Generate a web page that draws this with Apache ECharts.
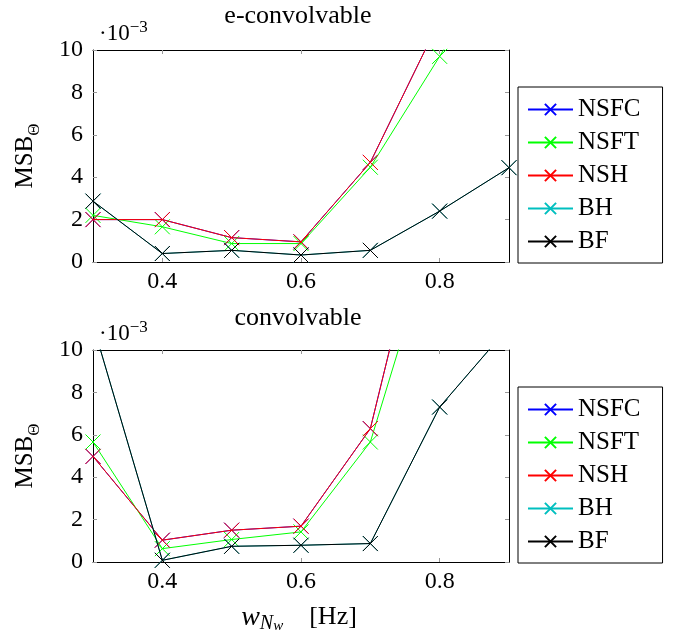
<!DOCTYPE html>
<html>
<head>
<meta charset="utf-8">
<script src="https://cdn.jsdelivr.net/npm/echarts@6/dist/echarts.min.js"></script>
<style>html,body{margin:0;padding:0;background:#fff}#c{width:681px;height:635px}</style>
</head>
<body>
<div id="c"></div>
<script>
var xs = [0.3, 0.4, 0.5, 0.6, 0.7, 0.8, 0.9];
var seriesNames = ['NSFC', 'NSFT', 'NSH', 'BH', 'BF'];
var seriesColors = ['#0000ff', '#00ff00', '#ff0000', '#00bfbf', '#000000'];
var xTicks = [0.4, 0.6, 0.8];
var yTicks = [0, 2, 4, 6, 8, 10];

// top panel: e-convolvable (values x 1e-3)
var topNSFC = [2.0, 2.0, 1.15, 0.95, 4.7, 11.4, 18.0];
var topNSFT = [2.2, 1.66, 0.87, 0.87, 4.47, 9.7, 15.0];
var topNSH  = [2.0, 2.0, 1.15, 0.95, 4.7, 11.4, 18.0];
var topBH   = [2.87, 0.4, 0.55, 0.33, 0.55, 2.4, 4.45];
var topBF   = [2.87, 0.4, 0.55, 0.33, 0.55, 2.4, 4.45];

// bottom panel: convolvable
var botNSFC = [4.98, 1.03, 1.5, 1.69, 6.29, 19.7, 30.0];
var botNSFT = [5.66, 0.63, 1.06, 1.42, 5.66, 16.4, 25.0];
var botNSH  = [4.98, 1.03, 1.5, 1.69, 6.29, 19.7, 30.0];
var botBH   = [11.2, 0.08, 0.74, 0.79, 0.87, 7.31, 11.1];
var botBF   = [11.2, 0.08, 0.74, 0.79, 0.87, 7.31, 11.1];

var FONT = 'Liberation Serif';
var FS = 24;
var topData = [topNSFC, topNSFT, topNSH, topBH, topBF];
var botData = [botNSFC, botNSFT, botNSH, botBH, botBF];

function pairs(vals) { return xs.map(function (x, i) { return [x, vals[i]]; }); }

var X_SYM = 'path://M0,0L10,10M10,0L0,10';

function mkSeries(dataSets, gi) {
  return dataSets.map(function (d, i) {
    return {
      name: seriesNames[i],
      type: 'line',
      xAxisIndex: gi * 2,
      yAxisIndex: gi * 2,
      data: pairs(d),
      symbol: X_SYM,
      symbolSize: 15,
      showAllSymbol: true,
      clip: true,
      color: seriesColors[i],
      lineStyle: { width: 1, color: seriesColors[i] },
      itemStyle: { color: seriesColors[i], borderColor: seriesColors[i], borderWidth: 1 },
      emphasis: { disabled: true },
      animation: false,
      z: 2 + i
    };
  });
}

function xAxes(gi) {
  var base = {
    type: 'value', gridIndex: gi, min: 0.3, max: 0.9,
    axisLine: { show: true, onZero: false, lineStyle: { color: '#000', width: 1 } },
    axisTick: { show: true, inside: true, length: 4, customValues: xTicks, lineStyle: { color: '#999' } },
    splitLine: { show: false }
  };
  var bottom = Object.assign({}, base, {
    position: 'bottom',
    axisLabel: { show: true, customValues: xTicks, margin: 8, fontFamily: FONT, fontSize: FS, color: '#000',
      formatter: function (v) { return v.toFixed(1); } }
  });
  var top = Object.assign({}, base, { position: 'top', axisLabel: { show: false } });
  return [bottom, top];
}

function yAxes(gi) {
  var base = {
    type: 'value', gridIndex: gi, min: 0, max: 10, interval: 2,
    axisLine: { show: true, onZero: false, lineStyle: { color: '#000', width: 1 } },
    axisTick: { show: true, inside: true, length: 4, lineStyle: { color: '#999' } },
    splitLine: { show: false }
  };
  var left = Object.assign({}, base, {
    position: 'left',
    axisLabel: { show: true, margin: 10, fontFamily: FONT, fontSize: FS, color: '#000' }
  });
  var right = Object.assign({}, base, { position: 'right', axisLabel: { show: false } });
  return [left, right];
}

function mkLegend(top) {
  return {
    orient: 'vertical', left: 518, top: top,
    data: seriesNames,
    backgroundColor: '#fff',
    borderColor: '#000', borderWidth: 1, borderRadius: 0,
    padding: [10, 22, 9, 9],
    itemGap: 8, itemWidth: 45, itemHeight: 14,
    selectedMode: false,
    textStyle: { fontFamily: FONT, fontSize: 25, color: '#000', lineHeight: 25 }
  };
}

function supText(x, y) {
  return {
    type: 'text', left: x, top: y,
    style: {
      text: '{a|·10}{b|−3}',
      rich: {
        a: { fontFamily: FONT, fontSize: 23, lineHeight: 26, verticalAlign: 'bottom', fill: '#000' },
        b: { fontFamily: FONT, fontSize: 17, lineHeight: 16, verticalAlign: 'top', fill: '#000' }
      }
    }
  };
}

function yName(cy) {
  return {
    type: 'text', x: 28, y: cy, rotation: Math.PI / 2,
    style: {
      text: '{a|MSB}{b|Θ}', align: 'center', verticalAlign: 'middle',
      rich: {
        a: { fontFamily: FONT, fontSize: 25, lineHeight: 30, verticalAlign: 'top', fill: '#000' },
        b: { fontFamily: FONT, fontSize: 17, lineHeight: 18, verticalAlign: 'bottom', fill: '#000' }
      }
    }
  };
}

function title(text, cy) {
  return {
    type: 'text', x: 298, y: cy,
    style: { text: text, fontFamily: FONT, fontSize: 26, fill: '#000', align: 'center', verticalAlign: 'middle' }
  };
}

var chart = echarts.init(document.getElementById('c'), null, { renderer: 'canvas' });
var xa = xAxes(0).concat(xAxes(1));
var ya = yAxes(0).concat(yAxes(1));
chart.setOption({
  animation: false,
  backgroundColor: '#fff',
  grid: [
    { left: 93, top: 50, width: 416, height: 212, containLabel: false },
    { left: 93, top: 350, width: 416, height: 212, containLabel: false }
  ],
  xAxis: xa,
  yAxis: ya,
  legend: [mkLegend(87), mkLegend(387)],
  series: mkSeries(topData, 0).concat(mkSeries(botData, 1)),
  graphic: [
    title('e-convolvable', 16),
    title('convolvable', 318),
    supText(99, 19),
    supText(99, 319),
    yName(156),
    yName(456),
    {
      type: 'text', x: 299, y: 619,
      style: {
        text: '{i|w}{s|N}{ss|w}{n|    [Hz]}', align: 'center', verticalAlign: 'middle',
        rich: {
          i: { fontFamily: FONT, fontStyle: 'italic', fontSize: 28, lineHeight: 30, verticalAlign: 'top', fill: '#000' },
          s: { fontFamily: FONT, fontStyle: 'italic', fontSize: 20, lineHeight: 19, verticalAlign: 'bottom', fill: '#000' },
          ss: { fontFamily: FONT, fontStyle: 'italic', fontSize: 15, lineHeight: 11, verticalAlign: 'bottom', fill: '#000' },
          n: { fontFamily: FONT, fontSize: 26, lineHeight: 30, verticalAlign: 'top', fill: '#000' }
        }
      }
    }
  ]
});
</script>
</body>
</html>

---------------

_WHAT YOU ARE ASKED TO DO:_ Print the full listing exactly, dropping the pictures.

_IN RESPONSE:_
Generate a web page that draws this with Apache ECharts.
<!DOCTYPE html>
<html>
<head>
<meta charset="utf-8">
<script src="https://cdn.jsdelivr.net/npm/echarts@6/dist/echarts.min.js"></script>
<style>html,body{margin:0;padding:0;background:#fff}#c{width:681px;height:635px}</style>
</head>
<body>
<div id="c"></div>
<script>
var xs = [0.3, 0.4, 0.5, 0.6, 0.7, 0.8, 0.9];
var seriesNames = ['NSFC', 'NSFT', 'NSH', 'BH', 'BF'];
var seriesColors = ['#0000ff', '#00ff00', '#ff0000', '#00bfbf', '#000000'];
var xTicks = [0.4, 0.6, 0.8];
var yTicks = [0, 2, 4, 6, 8, 10];

// top panel: e-convolvable (values x 1e-3)
var topNSFC = [2.0, 2.0, 1.15, 0.95, 4.7, 11.4, 18.0];
var topNSFT = [2.2, 1.66, 0.87, 0.87, 4.47, 9.7, 15.0];
var topNSH  = [2.0, 2.0, 1.15, 0.95, 4.7, 11.4, 18.0];
var topBH   = [2.87, 0.4, 0.55, 0.33, 0.55, 2.4, 4.45];
var topBF   = [2.87, 0.4, 0.55, 0.33, 0.55, 2.4, 4.45];

// bottom panel: convolvable
var botNSFC = [4.98, 1.03, 1.5, 1.69, 6.29, 19.7, 30.0];
var botNSFT = [5.66, 0.63, 1.06, 1.42, 5.66, 16.4, 25.0];
var botNSH  = [4.98, 1.03, 1.5, 1.69, 6.29, 19.7, 30.0];
var botBH   = [11.2, 0.08, 0.74, 0.79, 0.87, 7.31, 11.1];
var botBF   = [11.2, 0.08, 0.74, 0.79, 0.87, 7.31, 11.1];

var FONT = 'Liberation Serif';
var FS = 24;
var topData = [topNSFC, topNSFT, topNSH, topBH, topBF];
var botData = [botNSFC, botNSFT, botNSH, botBH, botBF];

function pairs(vals) { return xs.map(function (x, i) { return [x, vals[i]]; }); }

var X_SYM = 'path://M0,0L10,10M10,0L0,10';

function mkSeries(dataSets, gi) {
  return dataSets.map(function (d, i) {
    return {
      name: seriesNames[i],
      type: 'line',
      xAxisIndex: gi * 2,
      yAxisIndex: gi * 2,
      data: pairs(d),
      symbol: X_SYM,
      symbolSize: 15,
      showAllSymbol: true,
      clip: true,
      color: seriesColors[i],
      lineStyle: { width: 1, color: seriesColors[i] },
      itemStyle: { color: seriesColors[i], borderColor: seriesColors[i], borderWidth: 1 },
      emphasis: { disabled: true },
      animation: false,
      z: 2 + i
    };
  });
}

function xAxes(gi) {
  var base = {
    type: 'value', gridIndex: gi, min: 0.3, max: 0.9,
    axisLine: { show: true, onZero: false, lineStyle: { color: '#000', width: 1 } },
    axisTick: { show: true, inside: true, length: 4, customValues: xTicks, lineStyle: { color: '#999' } },
    splitLine: { show: false }
  };
  var bottom = Object.assign({}, base, {
    position: 'bottom',
    axisLabel: { show: true, customValues: xTicks, margin: 8, fontFamily: FONT, fontSize: FS, color: '#000',
      formatter: function (v) { return v.toFixed(1); } }
  });
  var top = Object.assign({}, base, { position: 'top', axisLabel: { show: false } });
  return [bottom, top];
}

function yAxes(gi) {
  var base = {
    type: 'value', gridIndex: gi, min: 0, max: 10, interval: 2,
    axisLine: { show: true, onZero: false, lineStyle: { color: '#000', width: 1 } },
    axisTick: { show: true, inside: true, length: 4, lineStyle: { color: '#999' } },
    splitLine: { show: false }
  };
  var left = Object.assign({}, base, {
    position: 'left',
    axisLabel: { show: true, margin: 10, fontFamily: FONT, fontSize: FS, color: '#000' }
  });
  var right = Object.assign({}, base, { position: 'right', axisLabel: { show: false } });
  return [left, right];
}

function mkLegend(top) {
  return {
    orient: 'vertical', left: 518, top: top,
    data: seriesNames,
    backgroundColor: '#fff',
    borderColor: '#000', borderWidth: 1, borderRadius: 0,
    padding: [10, 22, 9, 9],
    itemGap: 8, itemWidth: 45, itemHeight: 14,
    selectedMode: false,
    textStyle: { fontFamily: FONT, fontSize: 25, color: '#000', lineHeight: 25 }
  };
}

function supText(x, y) {
  return {
    type: 'text', left: x, top: y,
    style: {
      text: '{a|·10}{b|−3}',
      rich: {
        a: { fontFamily: FONT, fontSize: 23, lineHeight: 26, verticalAlign: 'bottom', fill: '#000' },
        b: { fontFamily: FONT, fontSize: 17, lineHeight: 16, verticalAlign: 'top', fill: '#000' }
      }
    }
  };
}

function yName(cy) {
  return {
    type: 'text', x: 28, y: cy, rotation: Math.PI / 2,
    style: {
      text: '{a|MSB}{b|Θ}', align: 'center', verticalAlign: 'middle',
      rich: {
        a: { fontFamily: FONT, fontSize: 25, lineHeight: 30, verticalAlign: 'top', fill: '#000' },
        b: { fontFamily: FONT, fontSize: 17, lineHeight: 18, verticalAlign: 'bottom', fill: '#000' }
      }
    }
  };
}

function title(text, cy) {
  return {
    type: 'text', x: 298, y: cy,
    style: { text: text, fontFamily: FONT, fontSize: 26, fill: '#000', align: 'center', verticalAlign: 'middle' }
  };
}

var chart = echarts.init(document.getElementById('c'), null, { renderer: 'canvas' });
var xa = xAxes(0).concat(xAxes(1));
var ya = yAxes(0).concat(yAxes(1));
chart.setOption({
  animation: false,
  backgroundColor: '#fff',
  grid: [
    { left: 93, top: 50, width: 416, height: 212, containLabel: false },
    { left: 93, top: 350, width: 416, height: 212, containLabel: false }
  ],
  xAxis: xa,
  yAxis: ya,
  legend: [mkLegend(87), mkLegend(387)],
  series: mkSeries(topData, 0).concat(mkSeries(botData, 1)),
  graphic: [
    title('e-convolvable', 16),
    title('convolvable', 318),
    supText(99, 19),
    supText(99, 319),
    yName(156),
    yName(456),
    {
      type: 'text', x: 299, y: 619,
      style: {
        text: '{i|w}{s|N}{ss|w}{n|    [Hz]}', align: 'center', verticalAlign: 'middle',
        rich: {
          i: { fontFamily: FONT, fontStyle: 'italic', fontSize: 28, lineHeight: 30, verticalAlign: 'top', fill: '#000' },
          s: { fontFamily: FONT, fontStyle: 'italic', fontSize: 20, lineHeight: 19, verticalAlign: 'bottom', fill: '#000' },
          ss: { fontFamily: FONT, fontStyle: 'italic', fontSize: 15, lineHeight: 11, verticalAlign: 'bottom', fill: '#000' },
          n: { fontFamily: FONT, fontSize: 26, lineHeight: 30, verticalAlign: 'top', fill: '#000' }
        }
      }
    }
  ]
});
</script>
</body>
</html>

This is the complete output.